We propose a language extension, SHAPES, which aims to offer developers high-level fine-grained control over data placement, whilst retaining memory safety and the look-and-feel of OO. SHAPES extends an OO language with the concepts of pools and layouts: Developers declare pools that contain objects of a specific type and specify the pool’s layout. A layout specifies how objects in a pool are laid out in memory. That is, it dictates how the values of the fields of the pool’s objects are grouped together into clusters. Objects stored in pools behave identically to ordinary, standalone objects; the type system allows the code to be oblivious to the layout being used. This means that the business logic is completely decoupled from any placement concerns and the developer need not deviate from the spirit of OO to better utilise the cache.
In this paper, we present the features of SHAPES, as well as the design rationale behind each feature. We then showcase the merit of SHAPES through a sequence of case studies; we claim that, compared to the manual pooling and clustering of objects, we can observe improvement in readability and maintainability, and comparable (i.e., on par or better) performance.
We also present SHAPES^h, an OO calculus which models the SHAPES ideas, we formalise the type system, and prove soundness.
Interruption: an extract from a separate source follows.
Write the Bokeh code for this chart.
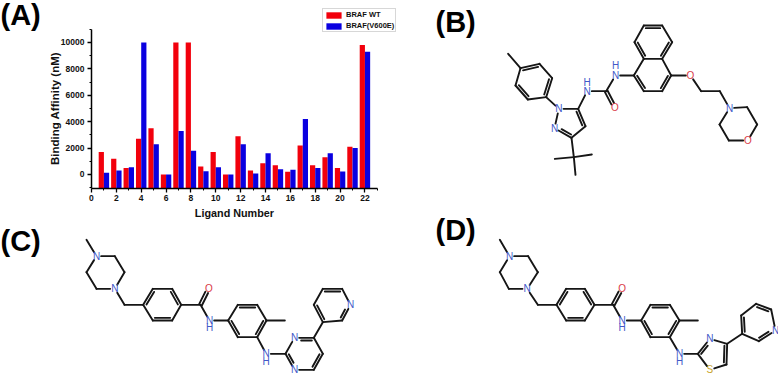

The SHAPES^h type system uses ideas from Ownership Types [Clarke et al., 2013] and Java Generics [Gosling et al., 2014]: In SHAPES^h, pools are part of the types; SHAPES^h class and type definitions are enriched with pool parameters. Moreover, class pool parameters are enriched with bounds, which is what allows the business logic of SHAPES to be oblivious to the layout being used. SHAPES^h types also enforce pool uniformity and homogeneity. A pool is uniform if it contains objects of the same class only; a pool is homogeneous if the corresponding fields of all its objects point to objects in the same pool. These properties allow for more efficient implementation.
For performance considerations, we also designed SHAPES^l, an untyped, unsafe low-level language with no explicit support for objects or pools. We argue that it is possible to translate SHAPES^l into existing low-level intermediate representations, such as LLVM [Lattner and Adve, 2004], present the translation of SHAPES^h into SHAPES^l, and show its soundness.
Thus, we expect SHAPES to offer developers more fine-grained control over data placement, without sacrificing memory safety or the OO look-and-feel.